I’m going to read you a little bit from the Cotton Patch Gospel of Luke. This was written in the 1960s by Clarence Jordan, a Georgia farmer and New Testament Greek scholar. He translated the Gospels from the Greek into a paraphrase, with Jesus living in Georgia in the middle of the 20th century. In this parable, the two who pass by are a white preacher and a white Gospel singer, and the Samaritan is a black man.
"Then a black man traveling that way came upon the fellow, and what he saw moved him to tears. He stopped and bound up his wounds as best he could, drew some water from his water-jug to wipe away the blood and then laid him on the back seat. All the while his thoughts may have been along this line: ‘Somebody's robbed you; yeah, I know about that, I been robbed, too. And they done beat you up bad; I know, I been beat up, too. And everybody just go right on by and leave you laying here hurting. Yeah, I know. They pass me by, too.’"
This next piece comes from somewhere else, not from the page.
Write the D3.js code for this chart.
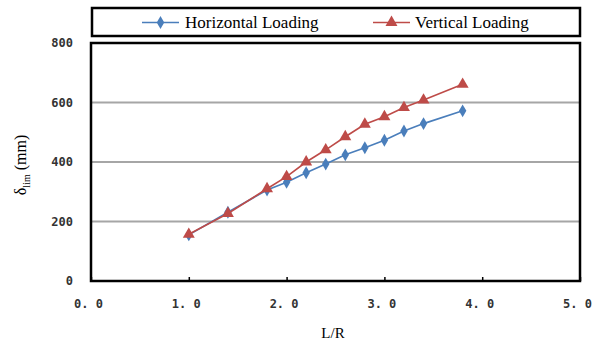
<!DOCTYPE html>
<html>
<head>
<meta charset="utf-8">
<script src="https://cdn.jsdelivr.net/npm/d3@7"></script>
<style>
  body { margin: 0; background: #fff; }
  svg { display: block; }
</style>
</head>
<body>
<div id="chart"></div>
<script>
// L/R ratios and limit displacement (mm)
const ratios = [1.0, 1.4, 1.8, 2.0, 2.2, 2.4, 2.6, 2.8, 3.0, 3.2, 3.4, 3.8];
const horizontal = [155, 231, 306, 332, 364, 393, 424, 448, 473, 504, 529, 572];
const vertical = [157, 227, 310, 351, 400, 441, 485, 527, 552, 583, 608, 661];
const xTicks = [0, 1, 2, 3, 4, 5];
const yTicks = [0, 200, 400, 600, 800];
const seriesNames = ["Horizontal Loading", "Vertical Loading"];

const width = 602;
const height = 354;
const margin = { top: 43, right: 22, bottom: 73, left: 91 };

const svg = d3.select("#chart")
  .append("svg")
  .attr("width", width)
  .attr("height", height);

const x = d3.scaleLinear().domain([0, 5]).range([margin.left, width - margin.right]);
const y = d3.scaleLinear().domain([0, 800]).range([height - margin.bottom, margin.top]);

const tickFont = "'DejaVu Sans Mono', monospace";
const serif = "'Liberation Serif', 'Times New Roman', serif";

// gridlines
svg.append("g")
  .selectAll("line")
  .data(yTicks.filter(d => d > 0 && d < 800))
  .join("line")
  .attr("x1", x(0)).attr("x2", x(5))
  .attr("y1", d => y(d)).attr("y2", d => y(d))
  .attr("stroke", "#a6a6a6")
  .attr("stroke-width", 2);

// x axis ticks (inside)
const xAxis = svg.append("g")
  .attr("transform", `translate(0,${y(0)})`)
  .call(d3.axisBottom(x).tickValues(xTicks).tickSizeInner(-4).tickSizeOuter(0)
    .tickFormat(d => d3.format(".1f")(d).replace(".", ". ")));
xAxis.select(".domain").remove();
xAxis.selectAll(".tick line").attr("stroke", "#000").attr("stroke-width", 1.5);
xAxis.selectAll("text")
  .attr("y", 18)
  .attr("dx", -3)
  .attr("font-family", tickFont)
  .attr("font-size", 12)
  .attr("font-weight", "bold")
  .attr("fill", "#333");

// y axis labels
const yAxis = svg.append("g")
  .attr("transform", `translate(${x(0)},0)`)
  .call(d3.axisLeft(y).tickValues(yTicks).tickSize(0).tickPadding(18));
yAxis.select(".domain").remove();
yAxis.selectAll("text")
  .attr("font-family", tickFont)
  .attr("font-size", 12)
  .attr("font-weight", "bold")
  .attr("fill", "#333");

// plot frame
svg.append("rect")
  .attr("x", x(0)).attr("y", y(800))
  .attr("width", x(5) - x(0)).attr("height", y(0) - y(800))
  .attr("fill", "none")
  .attr("stroke", "#000")
  .attr("stroke-width", 2.5);

const series = [
  { name: seriesNames[0], values: horizontal, color: "#4a7ebb", symbol: d3.symbolDiamond, size: 48 },
  { name: seriesNames[1], values: vertical, color: "#be4b48", symbol: d3.symbolTriangle, size: 62 }
];

const line = d3.line().x((d, i) => x(ratios[i])).y(d => y(d));

series.forEach(s => {
  svg.append("path")
    .datum(s.values)
    .attr("fill", "none")
    .attr("stroke", s.color)
    .attr("stroke-width", 1.6)
    .attr("d", line);
  svg.append("g")
    .selectAll("path")
    .data(s.values)
    .join("path")
    .attr("transform", (d, i) => `translate(${x(ratios[i])},${y(d)})`)
    .attr("d", d3.symbol().type(s.symbol).size(s.size))
    .attr("fill", s.color);
});

// legend
svg.append("rect")
  .attr("x", 92).attr("y", 8)
  .attr("width", 488).attr("height", 28)
  .attr("fill", "#fff")
  .attr("stroke", "#000")
  .attr("stroke-width", 2.5);

const legendPos = [{ x1: 142, x2: 179, tx: 185 }, { x1: 373, x2: 410, tx: 415 }];
series.forEach((s, i) => {
  const p = legendPos[i];
  const g = svg.append("g");
  g.append("line")
    .attr("x1", p.x1).attr("x2", p.x2).attr("y1", 22.5).attr("y2", 22.5)
    .attr("stroke", s.color).attr("stroke-width", 1.6);
  g.append("path")
    .attr("transform", `translate(${(p.x1 + p.x2) / 2},22.5)`)
    .attr("d", d3.symbol().type(s.symbol).size(s.size))
    .attr("fill", s.color);
  g.append("text")
    .attr("x", p.tx).attr("y", 28)
    .attr("font-family", serif)
    .attr("font-size", 17)
    .attr("fill", "#000")
    .text(s.name);
});

// axis titles
svg.append("text")
  .attr("x", 333).attr("y", 338)
  .attr("text-anchor", "middle")
  .attr("font-family", serif)
  .attr("font-size", 15)
  .text("L/R");

const yTitle = svg.append("text")
  .attr("transform", `translate(26,${y(390)}) rotate(-90)`)
  .attr("text-anchor", "middle")
  .attr("font-family", serif)
  .attr("font-size", 16);
yTitle.append("tspan").text("δ");
yTitle.append("tspan").attr("font-size", 10).attr("dy", 4).text("lim");
yTitle.append("tspan").attr("dy", -4).text(" (mm)");
</script>
</body>
</html>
The one who proved to be a neighbor was the one who could look at another, no matter how different, and see himself. And seeing himself in great need, he put aside his own plans and helped to the best of his ability. And when he had done all he could do, he left the man in the care of another good neighbor, the innkeeper. We will go to Jamaica as Samaritans, open to helping however we can help, seeking the connections between ourselves and the people we meet, and trusting God to make it matter. We may never know what impact we have, but we know that God will make the most of our gifts of time and energy.
And, for the folks who are listening in, we already know that it isn’t required to go to another country to act with love and mercy. We celebrate the neighborly things we are already doing, even as we keep stretching those outer boundaries of who we will respond to with love. It may feel as if what we do is never enough, but that’s simply not true. The Christian faith and hope we live in reminds us that every act of love is holy, blessed by God, and Jesus smiles and says, “Oh, that’s wonderful! Beautiful! Now go and love some more. I will make it be enough.”